高嶋哲夫(作家)
5月×日 「歴史より学べ」去年と今年ほど、この言葉を噛み締める年はなかった。
コロナに明けコロナに暮れる日々が続いている。頼みはワクチンだが、数、接種方法、人員、接種者の意思確認に至るまでトラブルが続くだろう。
中世、その前からコレラ、ペスト、天然痘、スペイン風邪、パンデミックは何度も起こっている。そのたびに人類はチエを付け、対抗手段を持ってきた。三密を避ける。うがいと手洗いマスクの着用もそうだ。
リチャード・プレストン著「ホット・ゾーン」(高見浩訳 早川書房 1166円)を読み返した。エボラ出血熱を扱った本で、20年以上前、「ペトロバグ」(現在「バクテリア・ハザード」に改題)を書くにあたり読んだものだ。その10年後に「首都感染」を書いた。赤線が引いてあったり、新聞の切り抜きが挟んであったり。かなり、真剣に読んだのだ。その他、ウイルス、バクテリア、感染症関係の本が20冊以上あった。実は、次に書こうと思っているのも、ウイルス関係だ。
5月×日 しかし日本には、コロナが収束しても大きな脅威が複数ある。「首都直下型地震」と「南海トラフ連動地震」だ。被害者数、経済損失はコロナより遥かに大きくなる。さらにもう1つ。ある意味、日本に最後通告を突き付けるものかもしれない。

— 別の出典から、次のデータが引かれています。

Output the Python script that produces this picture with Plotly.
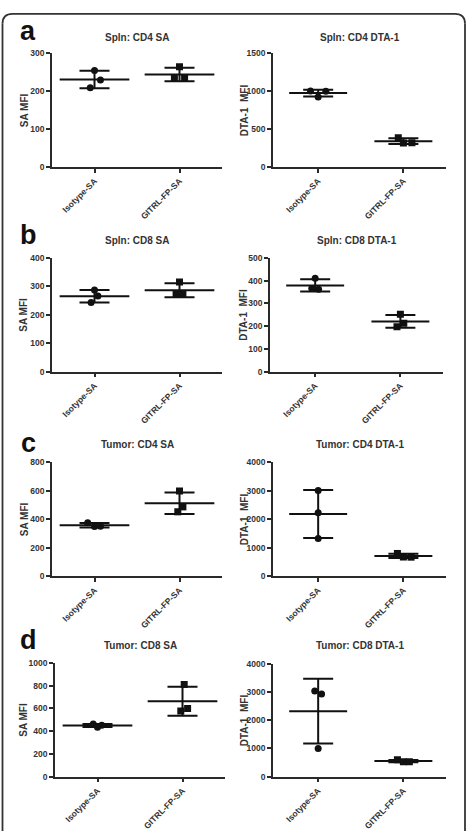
import numpy as np
import plotly.graph_objects as go

W, H = 469, 831

# ---------------- data ----------------
CATEGORIES = ["Isotype-SA", "GITRL-FP-SA"]
PANEL_LETTERS = ["a", "b", "c", "d"]
PANEL_TITLES = ["Spln: CD4 SA", "Spln: CD4 DTA-1",
                "Spln: CD8 SA", "Spln: CD8 DTA-1",
                "Tumor: CD4 SA", "Tumor: CD4 DTA-1",
                "Tumor: CD8 SA", "Tumor: CD8 DTA-1"]
Y_TITLES = ["SA MFI", "DTA-1  MFI"] * 4
Y_MAX = [300, 1500, 400, 500, 800, 4000, 1000, 4000]
Y_DTICK = [100, 500, 100, 100, 200, 1000, 200, 1000]
ISOTYPE_VALUES = [[255, 230, 209], [1005, 1000, 925],
                  [287, 266, 243], [410, 365, 362],
                  [375, 348, 350], [3010, 2230, 1320],
                  [462, 453, 435], [3040, 2930, 1000]]
GITRL_VALUES = [[265, 234, 234], [387, 318, 320],
                [315, 272, 272], [252, 213, 197],
                [598, 487, 452], [795, 670, 665],
                [810, 600, 578], [600, 530, 525]]

# ---------------- style / layout ----------------
ISO_JITTER = [[0, 0.07, -0.05], [-0.09, 0.09, 0], [0, 0.04, -0.04], [0, -0.04, 0.04],
              [-0.08, 0, 0.07], [0, 0, 0], [-0.05, 0.05, 0], [-0.04, 0.04, 0]]
GITRL_JITTER = [[0, -0.06, 0.06], [-0.06, 0, 0.1], [0, -0.04, 0.04], [0, 0.04, -0.04],
                [0, 0.04, -0.02], [-0.07, 0, 0.09], [0.02, 0.06, -0.02], [-0.07, 0, 0.07]]
# pixel domains (x0, x1) and (ytop, ybottom)
X_DOM = [(52, 222), (273, 446), (52, 222), (270, 443),
         (52, 222), (273, 446), (55, 225), (273, 446)]
Y_DOM = [(49, 164), (49, 164), (256, 371), (256, 371),
         (463, 578), (463, 578), (666, 781), (667, 781)]
X_RANGE_LEFT = [-0.5, 1.5]
X_RANGE_RIGHT = [-0.53, 1.5]
MEAN_HW_LEFT = 0.41
MEAN_HW_RIGHT = 0.34
TITLE_Y = [33, 238, 445, 648]
LETTER_Y = [26, 233, 443, 643]

FONT = "Liberation Sans, Arial, sans-serif"
TXT = "#333333"
AX = "#2a2a2a"
MARK = "#111111"

fig = go.Figure()
layout = dict(width=W, height=H, margin=dict(l=0, r=0, t=0, b=0),
              paper_bgcolor="white", plot_bgcolor="white", showlegend=False)
annotations = []

for k in range(8):
    sfx = "" if k == 0 else str(k + 1)
    xa, ya = "x" + sfx, "y" + sfx
    left = (k % 2 == 0)
    x0, x1 = X_DOM[k]
    yt, yb = Y_DOM[k]
    layout["xaxis" + sfx] = dict(
        domain=[x0 / W, x1 / W], anchor=ya,
        range=X_RANGE_LEFT if left else X_RANGE_RIGHT,
        showgrid=False, zeroline=False, showline=True, linecolor=AX, linewidth=1.6,
        ticks="outside", ticklen=4, tickwidth=1.6, tickcolor=AX,
        tickvals=[0, 1], ticktext=CATEGORIES, tickangle=-45,
        tickfont=dict(family=FONT, size=8.5, color=TXT, weight="bold"),
        fixedrange=True)
    layout["yaxis" + sfx] = dict(
        domain=[1 - yb / H, 1 - yt / H], anchor=xa,
        range=[0, Y_MAX[k]], dtick=Y_DTICK[k], tick0=0,
        showgrid=False, zeroline=False, showline=True, linecolor=AX, linewidth=1.6,
        ticks="outside", ticklen=4, tickwidth=1.6, tickcolor=AX,
        tickfont=dict(family=FONT, size=8.5, color=TXT, weight="bold"),
        fixedrange=True)

    hw = MEAN_HW_LEFT if left else MEAN_HW_RIGHT
    for ci, (vals, jit, sym) in enumerate([(ISOTYPE_VALUES[k], ISO_JITTER[k], "circle"),
                                            (GITRL_VALUES[k], GITRL_JITTER[k], "square")]):
        v = np.array(vals, dtype=float)
        m = v.mean()
        sd = v.std(ddof=1)
        fig.add_trace(go.Scatter(x=[ci - hw, ci + hw], y=[m, m], mode="lines",
                                 line=dict(color=MARK, width=2), xaxis=xa, yaxis=ya,
                                 hoverinfo="skip"))
        fig.add_trace(go.Scatter(x=[ci], y=[m], mode="markers",
                                 marker=dict(size=1, color="rgba(0,0,0,0)"),
                                 error_y=dict(type="data", array=[sd], visible=True,
                                              thickness=2, width=15, color=MARK),
                                 xaxis=xa, yaxis=ya, hoverinfo="skip"))
        fig.add_trace(go.Scatter(x=[ci + j for j in jit], y=vals, mode="markers",
                                 marker=dict(symbol=sym, size=7, color=MARK),
                                 xaxis=xa, yaxis=ya))

    annotations.append(dict(text=PANEL_TITLES[k], xref="paper", yref="paper",
                            x=(x0 + x1) / 2 / W, y=1 - TITLE_Y[k // 2] / H,
                            xanchor="center", yanchor="middle", showarrow=False,
                            font=dict(family=FONT, size=10, color=TXT, weight="bold")))
    annotations.append(dict(text=Y_TITLES[k], xref="paper", yref="paper",
                            x=(24 if left else 244) / W, y=1 - (yt + yb) / 2 / H,
                            xanchor="center", yanchor="middle", textangle=-90,
                            showarrow=False,
                            font=dict(family=FONT, size=10, color=TXT, weight="bold")))

for i, letter in enumerate(PANEL_LETTERS):
    annotations.append(dict(text=letter, xref="paper", yref="paper",
                            x=28 / W, y=1 - LETTER_Y[i] / H,
                            xanchor="center", yanchor="middle", showarrow=False,
                            font=dict(family=FONT, size=27, color="#111111", weight="bold")))

layout["annotations"] = annotations

# rounded frame, open at the bottom (sides run off the page)
fx0, fx1, fy0 = 2.5 / W, 465 / W, 1 - 9 / H
rx, ry = 10 / W, 10 / H
frame_line = dict(color="#333333", width=1.8)
top_path = (f"M {fx0},{fy0 - ry} Q {fx0},{fy0} {fx0 + rx},{fy0} "
            f"L {fx1 - rx},{fy0} Q {fx1},{fy0} {fx1},{fy0 - ry}")
layout["shapes"] = [
    dict(type="path", xref="paper", yref="paper", path=top_path, line=frame_line),
    dict(type="line", xref="paper", yref="paper", x0=fx0, x1=fx0, y0=fy0 - ry, y1=-0.05,
         line=frame_line),
    dict(type="line", xref="paper", yref="paper", x0=fx1, x1=fx1, y0=fy0 - ry, y1=-0.05,
         line=frame_line),
]

fig.update_layout(**layout)
fig.write_html("out.html")
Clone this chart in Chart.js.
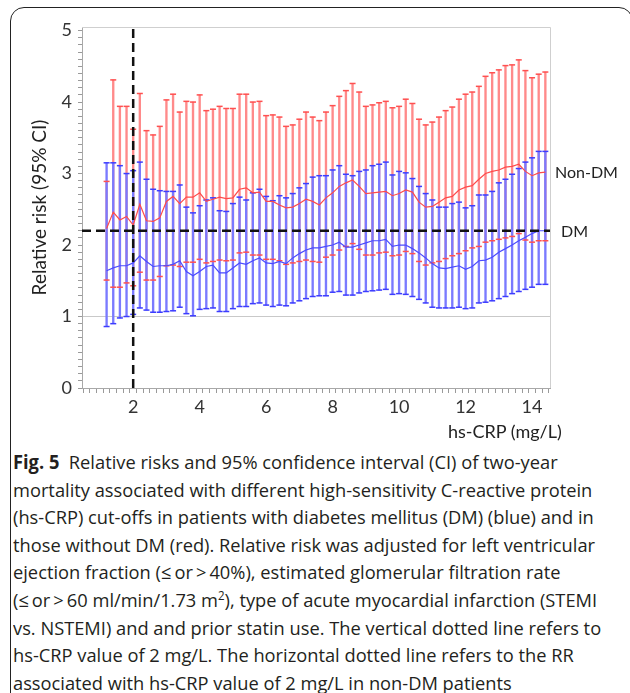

野地秩嘉著「トヨタ物語」(日経BP社 2530円)、編集者さんが送ってくれた。日本の利点が、負となるかもしれない。あと10年もすると、欧米では、ハイブリッド車を含め、ガソリン車の新車販売が禁止される可能性が高い。つまり、「電気自動車」のみ。これは自動車メーカーだけの問題ではない。自動車産業はピラミッド構造で、関連企業が多い。ただし、対抗策も考えられる。楠田悦子著「60分でわかる! MaaS モビリティ革命」(技術評論社 1210円)だ。
過去に同様な動きがいくつかあった。携帯電話はスマホ。フィルムカメラはデジタルカメラ、スマホにも変わっている。レコードはカセットテープ、CD、今は配信が主流だ。そのたびに、多くの店が消え、産業形態が変わった。
「電気自動車」の小説を脱稿した。小説ではあるが、かなり重要な要素を含んでいると自負している。目先のことに追われ大局を見れてない「コロナ」の二の舞いになりませんように。